## [Source data]
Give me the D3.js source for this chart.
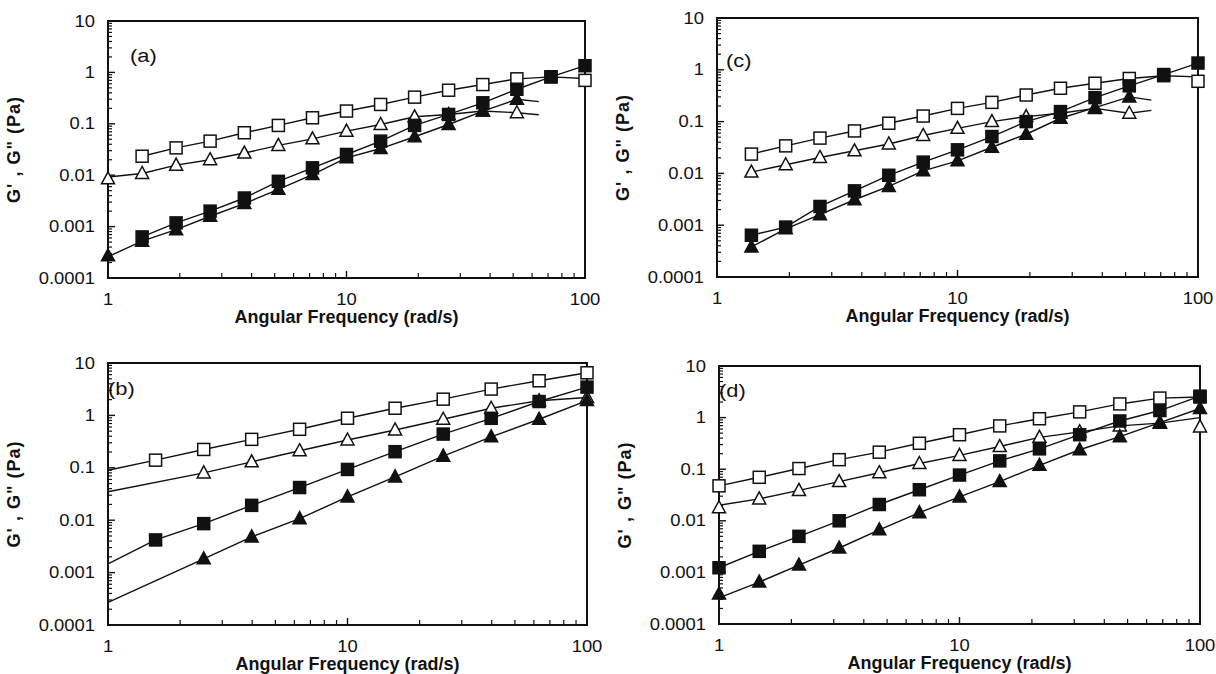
<!DOCTYPE html>
<html><head><meta charset="utf-8">
<script src="https://cdn.jsdelivr.net/npm/d3@7"></script>
<style>body{margin:0;background:#fff}</style></head>
<body><svg id="chart" width="1216" height="674"></svg>
<script>
// ---------- data ----------
const freqAC = [1,1.39,1.93,2.68,3.73,5.18,7.2,10,13.9,19.3,26.8,37.3,51.8,72,100];
const freqB  = [1.58,2.51,3.98,6.31,10,15.8,25.1,39.8,63.1,100];
const freqD  = [1,1.47,2.15,3.16,4.64,6.81,10,14.7,21.5,31.6,46.4,68.1,100];
const xTicks = [1,10,100];
const xTickLabels = ["1","10","100"];
const yTicks = [0.0001,0.001,0.01,0.1,1,10];
const yTickLabels = ["0.0001","0.001","0.01","0.1","1","10"];
const xTitle = "Angular Frequency (rad/s)";
const yTitle = "G' , G\" (Pa)";
const panelLabels = ["(a)","(b)","(c)","(d)"];

// panel (a)
const aOpenSq  = [null,0.0234,0.034,0.046,0.067,0.093,0.131,0.177,0.238,0.33,0.45,0.58,0.75,0.82,0.70];
const aOpenTri = [0.0085,0.0108,0.0157,0.020,0.027,0.038,0.051,0.072,0.097,0.137,0.152,0.177,0.164,null,null];
const aFillSq  = [null,0.00063,0.00118,0.0020,0.0036,0.0076,0.0139,0.0253,0.046,0.093,0.152,0.256,0.47,0.82,1.35];
const aFillTri = [0.00027,0.00052,0.00087,0.00159,0.0028,0.0053,0.0103,0.0218,0.033,0.056,0.097,0.177,0.30,null,null];
const aOpenSqExt  = [null,[100,0.76]];
const aOpenTriExt = [[1,0.0092],[64,0.15]];
const aFillSqExt  = [null,null];
const aFillTriExt = [[1,0.00026],[64,0.27]];

// panel (c)
const cOpenSq  = [null,0.0236,0.034,0.048,0.066,0.093,0.128,0.18,0.235,0.326,0.44,0.55,0.68,0.77,0.60];
const cOpenTri = [null,0.0106,0.0147,0.0203,0.0273,0.037,0.054,0.074,0.1,0.125,0.145,0.18,0.145,null,null];
const cFillSq  = [null,0.00064,0.00092,0.0023,0.0046,0.0092,0.0165,0.0285,0.0515,0.1,0.156,0.29,0.49,0.81,1.35];
const cFillTri = [null,0.00038,0.00085,0.0016,0.0031,0.0056,0.0112,0.0175,0.032,0.057,0.116,0.186,0.30,null,null];
const cOpenSqExt  = [null,[100,0.73]];
const cOpenTriExt = [null,[64,0.165]];
const cFillSqExt  = [null,null];
const cFillTriExt = [null,[64,0.26]];

// panel (b)
const bOpenSq  = [0.14,0.224,0.349,0.543,0.883,1.37,2.04,3.18,4.58,6.5];
const bOpenTri = [null,0.080,0.130,0.212,0.339,0.527,0.845,1.37,1.9,2.2];
const bFillSq  = [0.0042,0.0086,0.0192,0.042,0.093,0.203,0.44,0.88,1.84,3.47];
const bFillTri = [null,0.00183,0.0048,0.0107,0.0278,0.067,0.167,0.39,0.845,1.92];
const bOpenSqExt  = [[1,0.09],null];
const bOpenTriExt = [[1,0.035],null];
const bFillSqExt  = [[1,0.00147],null];
const bFillTriExt = [[1,0.00027],null];

// panel (d)
const dOpenSq  = [0.0476,0.0697,0.103,0.153,0.214,0.318,0.466,0.69,0.95,1.29,1.84,2.39,2.5];
const dOpenTri = [0.0179,0.0266,0.0388,0.0576,0.0855,0.129,0.185,0.275,0.414,0.53,0.69,0.78,0.66];
const dFillSq  = [0.00123,0.00256,0.0050,0.0100,0.0207,0.040,0.077,0.145,0.248,0.466,0.86,1.37,2.6];
const dFillTri = [0.00038,0.00065,0.00139,0.00297,0.0067,0.0144,0.029,0.0576,0.119,0.238,0.427,0.80,1.5];
const dOpenSqExt  = [null,null];
const dOpenTriExt = [[1,0.02],[100,1.0]];
const dFillSqExt  = [null,null];
const dFillTriExt = [[1,0.00032],null];

// ---------- layout ----------
const panels = [
  {label:panelLabels[0], box:{l:108,r:585,t:21,b:278}, freq:freqAC, lab:{x:130,y:62},
   series:[[aOpenSq,aOpenSqExt,"sq",false],[aOpenTri,aOpenTriExt,"tri",false],[aFillSq,aFillSqExt,"sq",true],[aFillTri,aFillTriExt,"tri",true]]},
  {label:panelLabels[1], box:{l:108,r:587,t:363,b:625}, freq:freqB, lab:{x:108,y:395},
   series:[[bOpenSq,bOpenSqExt,"sq",false],[bOpenTri,bOpenTriExt,"tri",false],[bFillSq,bFillSqExt,"sq",true],[bFillTri,bFillTriExt,"tri",true]]},
  {label:panelLabels[2], box:{l:717,r:1198,t:18,b:277}, freq:freqAC, lab:{x:726,y:67},
   series:[[cOpenSq,cOpenSqExt,"sq",false],[cOpenTri,cOpenTriExt,"tri",false],[cFillSq,cFillSqExt,"sq",true],[cFillTri,cFillTriExt,"tri",true]]},
  {label:panelLabels[3], box:{l:719,r:1200,t:366,b:624}, freq:freqD, lab:{x:719,y:397},
   series:[[dOpenSq,dOpenSqExt,"sq",false],[dOpenTri,dOpenTriExt,"tri",false],[dFillSq,dFillSqExt,"sq",true],[dFillTri,dFillTriExt,"tri",true]]}
];

const svg = d3.select("#chart");
const FONT = "'Liberation Sans', Arial, Helvetica, sans-serif";
const SX = 1.15; // horizontal stretch of the scanned lettering

function stretchedText(g, x, y, txt, size, anchor, weight) {
  return g.append("text")
    .attr("transform", `translate(${x},${y}) scale(${SX},1)`)
    .attr("text-anchor", anchor)
    .attr("font-family", FONT)
    .attr("font-size", size)
    .attr("font-weight", weight || "normal")
    .attr("fill", "#111")
    .text(txt);
}

panels.forEach(p => {
  const B = p.box;
  const x = d3.scaleLog().domain([1,100]).range([B.l, B.r]);
  const y = d3.scaleLog().domain([0.0001,10]).range([B.b, B.t]);
  const g = svg.append("g");

  // minor ticks on y (inward)
  const yMinor = [];
  for (let e = -4; e < 1; e++) for (let m = 2; m <= 9; m++) yMinor.push(m * Math.pow(10, e));
  g.selectAll(".ymin").data(yMinor).enter().append("line")
    .attr("x1", B.l).attr("x2", B.l + 4)
    .attr("y1", d => y(d)).attr("y2", d => y(d))
    .attr("stroke", "#111").attr("stroke-width", 1.2);
  g.selectAll(".ymaj").data(yTicks).enter().append("line")
    .attr("x1", B.l).attr("x2", B.l + 7)
    .attr("y1", d => y(d)).attr("y2", d => y(d))
    .attr("stroke", "#111").attr("stroke-width", 1.4);

  // minor ticks on x (inward, upward)
  const xMinor = [];
  for (let e = 0; e < 2; e++) for (let m = 2; m <= 9; m++) xMinor.push(m * Math.pow(10, e));
  g.selectAll(".xmin").data(xMinor).enter().append("line")
    .attr("x1", d => x(d)).attr("x2", d => x(d))
    .attr("y1", B.b).attr("y2", B.b - 5)
    .attr("stroke", "#111").attr("stroke-width", 1.2);
  g.selectAll(".xmaj").data(xTicks).enter().append("line")
    .attr("x1", d => x(d)).attr("x2", d => x(d))
    .attr("y1", B.b).attr("y2", B.b - 7)
    .attr("stroke", "#111").attr("stroke-width", 1.4);

  // frame
  g.append("rect").attr("x", B.l).attr("y", B.t)
    .attr("width", B.r - B.l).attr("height", B.b - B.t)
    .attr("fill", "none").attr("stroke", "#111").attr("stroke-width", 2);

  // tick labels
  yTicks.forEach((v, i) => stretchedText(g, B.l - 13, y(v) + 5.5, yTickLabels[i], 16, "end"));
  xTicks.forEach((v, i) => stretchedText(g, x(v), B.b + 27, xTickLabels[i], 16, "middle"));

  // axis titles
  g.append("text").attr("x", (B.l + B.r) / 2).attr("y", B.b + 45)
    .attr("text-anchor", "middle").attr("font-family", FONT)
    .attr("font-size", 18).attr("font-weight", "bold").attr("fill", "#111")
    .text(xTitle);
  g.append("text")
    .attr("transform", `translate(${B.l - 88},${(B.t + B.b) / 2}) rotate(-90)`)
    .attr("text-anchor", "middle").attr("font-family", FONT)
    .attr("font-size", 18).attr("font-weight", "bold").attr("fill", "#111")
    .attr("letter-spacing", 1)
    .text(yTitle);

  // panel label
  stretchedText(g, p.lab.x, p.lab.y, p.label, 19, "start");

  const line = d3.line().x(d => x(d[0])).y(d => y(d[1]));

  // lines first
  p.series.forEach(([vals, ext]) => {
    let pts = p.freq.map((f, i) => [f, vals[i]]).filter(d => d[1] != null);
    if (ext[0]) pts = [ext[0]].concat(pts.filter(d => d[0] > ext[0][0] * 1.001));
    if (ext[1]) pts = pts.filter(d => d[0] < ext[1][0] * 0.999).concat([ext[1]]);
    g.append("path").attr("d", line(pts))
      .attr("fill", "none").attr("stroke", "#111").attr("stroke-width", 1.4);
  });

  // markers
  p.series.forEach(([vals, ext, shape, filled]) => {
    const pts = p.freq.map((f, i) => [f, vals[i]]).filter(d => d[1] != null);
    if (shape === "sq") {
      g.selectAll(null).data(pts).enter().append("rect")
        .attr("x", d => x(d[0]) - 6).attr("y", d => y(d[1]) - 6)
        .attr("width", 12).attr("height", 12)
        .attr("fill", filled ? "#111" : "#fff")
        .attr("stroke", "#111").attr("stroke-width", 1.5);
    } else {
      g.selectAll(null).data(pts).enter().append("path")
        .attr("d", d => {
          const cx = x(d[0]), cy = y(d[1]);
          return `M${cx},${cy - 7}L${cx + 6.5},${cy + 5}L${cx - 6.5},${cy + 5}Z`;
        })
        .attr("fill", filled ? "#111" : "#fff")
        .attr("stroke", "#111").attr("stroke-width", 1.5);
    }
  });
});
</script>
</body></html>
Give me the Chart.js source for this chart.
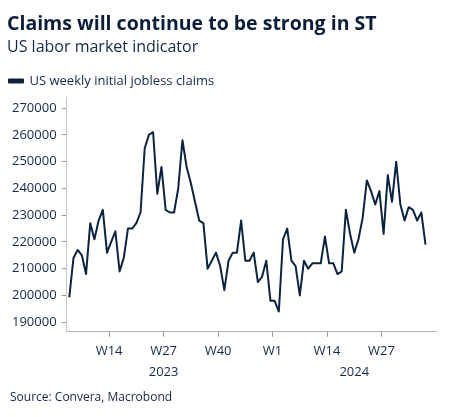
<!DOCTYPE html>
<html>
<head>
<meta charset="utf-8">
<script src="https://cdn.jsdelivr.net/npm/chart.js@4.4.1/dist/chart.umd.min.js"></script>
<style>
  html, body { margin: 0; padding: 0; background: #fff; }
</style>
</head>
<body>
<canvas id="claimsChart" width="453" height="417"></canvas>
<script>
// weekly observations, 2023-W04 .. 2024-W37
const weeks = [
  '2023-W04','2023-W05','2023-W06','2023-W07','2023-W08','2023-W09','2023-W10','2023-W11','2023-W12','2023-W13',
  '2023-W14','2023-W15','2023-W16','2023-W17','2023-W18','2023-W19','2023-W20','2023-W21','2023-W22','2023-W23',
  '2023-W24','2023-W25','2023-W26','2023-W27','2023-W28','2023-W29','2023-W30','2023-W31','2023-W32','2023-W33',
  '2023-W34','2023-W35','2023-W36','2023-W37','2023-W38','2023-W39','2023-W40','2023-W41','2023-W42','2023-W43',
  '2023-W44','2023-W45','2023-W46','2023-W47','2023-W48','2023-W49','2023-W50','2023-W51','2023-W52',
  '2024-W01','2024-W02','2024-W03','2024-W04','2024-W05','2024-W06','2024-W07','2024-W08','2024-W09','2024-W10',
  '2024-W11','2024-W12','2024-W13','2024-W14','2024-W15','2024-W16','2024-W17','2024-W18','2024-W19','2024-W20',
  '2024-W21','2024-W22','2024-W23','2024-W24','2024-W25','2024-W26','2024-W27','2024-W28','2024-W29','2024-W30',
  '2024-W31','2024-W32','2024-W33','2024-W34','2024-W35','2024-W36','2024-W37'
];

const claims = [
  199300, 214000, 217000, 215000, 208000, 227000, 221000, 228000, 232000, 216000,
  220000, 224000, 209000, 214000, 225000, 225000, 227000, 231000, 255000, 260000,
  261000, 238000, 248000, 232000, 231000, 231000, 240000, 258000, 248000, 242000,
  235000, 228000, 227000, 210000, 213000, 216000, 211000, 202000, 213000, 216000,
  216000, 228000, 213000, 213000, 216000, 205000, 207000, 213000, 198000, 198000,
  194000, 221000, 225000, 213000, 211000, 200000, 213000, 210000, 212000, 212000,
  212000, 222000, 212000, 212000, 208000, 209000, 232000, 223000, 216000, 221000,
  229000, 243000, 239000, 234000, 239000, 223000, 245000, 235000, 250000, 234000,
  228000, 233000, 232000, 228000, 231000, 219000
];

// week ticks sit between observations (start of the labelled week)
const weekTicks = ['W14', 'W27', 'W40', 'W1', 'W14', 'W27'];
const weekTickAt = ['2023-W14', '2023-W27', '2023-W40', '2024-W01', '2024-W14', '2024-W27'];
const yearLabels = ['2023', '2024'];
const yearCenters = [22.5, 68];
const yTicks = [190000, 200000, 210000, 220000, 230000, 240000, 250000, 260000, 270000];

const navy = '#0c2340';
const textCol = '#14284a';
const font = 'Open Sans';

const weekTickPos = weekTickAt.map(w => weeks.indexOf(w) - 0.5);

const sourcePlugin = {
  id: 'sourceNote',
  afterDraw(chart) {
    const ctx = chart.ctx;
    ctx.save();
    ctx.font = '12px "' + font + '"';
    ctx.fillStyle = textCol;
    ctx.textBaseline = 'middle';
    ctx.fillText('Source: Convera, Macrobond', 10, 398);
    ctx.restore();
  }
};

new Chart(document.getElementById('claimsChart'), {
  type: 'line',
  data: {
    datasets: [{
      label: 'US weekly initial jobless claims',
      data: claims.map((v, i) => ({ x: i, y: v })),
      borderColor: navy,
      backgroundColor: navy,
      borderWidth: 2,
      pointRadius: 0,
      tension: 0,
      borderJoinStyle: 'round'
    }]
  },
  options: {
    responsive: false,
    animation: false,
    layout: { padding: { left: 7, right: 17, top: 0, bottom: 39 } },
    plugins: {
      title: {
        display: true,
        text: 'Claims will continue to be strong in ST',
        align: 'start',
        color: '#0a1e3a',
        font: { family: font, size: 19.5, weight: 'bold' },
        padding: { top: 13, bottom: 1 }
      },
      subtitle: {
        display: true,
        text: 'US labor market indicator',
        align: 'start',
        color: textCol,
        font: { family: font, size: 16 },
        padding: { top: 0, bottom: 16 }
      },
      legend: {
        align: 'start',
        labels: {
          boxWidth: 14,
          boxHeight: 3,
          padding: 2,
          color: textCol,
          font: { family: font, size: 13 }
        }
      },
      tooltip: { enabled: false }
    },
    scales: {
      x: {
        type: 'linear',
        min: -0.64,
        max: 87.5,
        afterBuildTicks: s => { s.ticks = weekTickPos.map(v => ({ value: v })); },
        ticks: {
          autoSkip: false,
          maxRotation: 0,
          padding: 7,
          color: textCol,
          font: { family: font, size: 13 },
          callback: (v, i) => weekTicks[i]
        },
        grid: { drawOnChartArea: false, tickLength: 5, tickColor: '#9a9a9a' },
        border: { color: '#b4b4b4', width: 1 }
      },
      xYear: {
        type: 'linear',
        position: 'bottom',
        weight: 1,
        min: -0.64,
        max: 87.5,
        afterBuildTicks: s => { s.ticks = yearCenters.map(v => ({ value: v })); },
        ticks: {
          autoSkip: false,
          maxRotation: 0,
          padding: -2,
          color: textCol,
          font: { family: font, size: 13 },
          callback: (v, i) => yearLabels[i]
        },
        grid: { display: false, drawTicks: false },
        border: { display: false }
      },
      y: {
        min: 186430,
        max: 273930,
        afterBuildTicks: s => { s.ticks = yTicks.map(v => ({ value: v })); },
        ticks: {
          padding: 5,
          color: textCol,
          font: { family: font, size: 13 },
          callback: v => String(v)
        },
        grid: { drawOnChartArea: false, tickLength: 5, tickColor: '#9a9a9a' },
        border: { color: '#c8c8c8', width: 1 }
      }
    }
  },
  plugins: [sourcePlugin]
});
</script>
</body>
</html>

## [What is being asked]
Stop after the line containing "const aFillTriExt = [[1,0.00026],[64,0.27]];": copy the records exactly from the first line up to there, leaving pictures out.

## [Result of this exercise]
Give me the D3.js source for this chart.
<!DOCTYPE html>
<html><head><meta charset="utf-8">
<script src="https://cdn.jsdelivr.net/npm/d3@7"></script>
<style>body{margin:0;background:#fff}</style></head>
<body><svg id="chart" width="1216" height="674"></svg>
<script>
// ---------- data ----------
const freqAC = [1,1.39,1.93,2.68,3.73,5.18,7.2,10,13.9,19.3,26.8,37.3,51.8,72,100];
const freqB  = [1.58,2.51,3.98,6.31,10,15.8,25.1,39.8,63.1,100];
const freqD  = [1,1.47,2.15,3.16,4.64,6.81,10,14.7,21.5,31.6,46.4,68.1,100];
const xTicks = [1,10,100];
const xTickLabels = ["1","10","100"];
const yTicks = [0.0001,0.001,0.01,0.1,1,10];
const yTickLabels = ["0.0001","0.001","0.01","0.1","1","10"];
const xTitle = "Angular Frequency (rad/s)";
const yTitle = "G' , G\" (Pa)";
const panelLabels = ["(a)","(b)","(c)","(d)"];

// panel (a)
const aOpenSq  = [null,0.0234,0.034,0.046,0.067,0.093,0.131,0.177,0.238,0.33,0.45,0.58,0.75,0.82,0.70];
const aOpenTri = [0.0085,0.0108,0.0157,0.020,0.027,0.038,0.051,0.072,0.097,0.137,0.152,0.177,0.164,null,null];
const aFillSq  = [null,0.00063,0.00118,0.0020,0.0036,0.0076,0.0139,0.0253,0.046,0.093,0.152,0.256,0.47,0.82,1.35];
const aFillTri = [0.00027,0.00052,0.00087,0.00159,0.0028,0.0053,0.0103,0.0218,0.033,0.056,0.097,0.177,0.30,null,null];
const aOpenSqExt  = [null,[100,0.76]];
const aOpenTriExt = [[1,0.0092],[64,0.15]];
const aFillSqExt  = [null,null];
const aFillTriExt = [[1,0.00026],[64,0.27]];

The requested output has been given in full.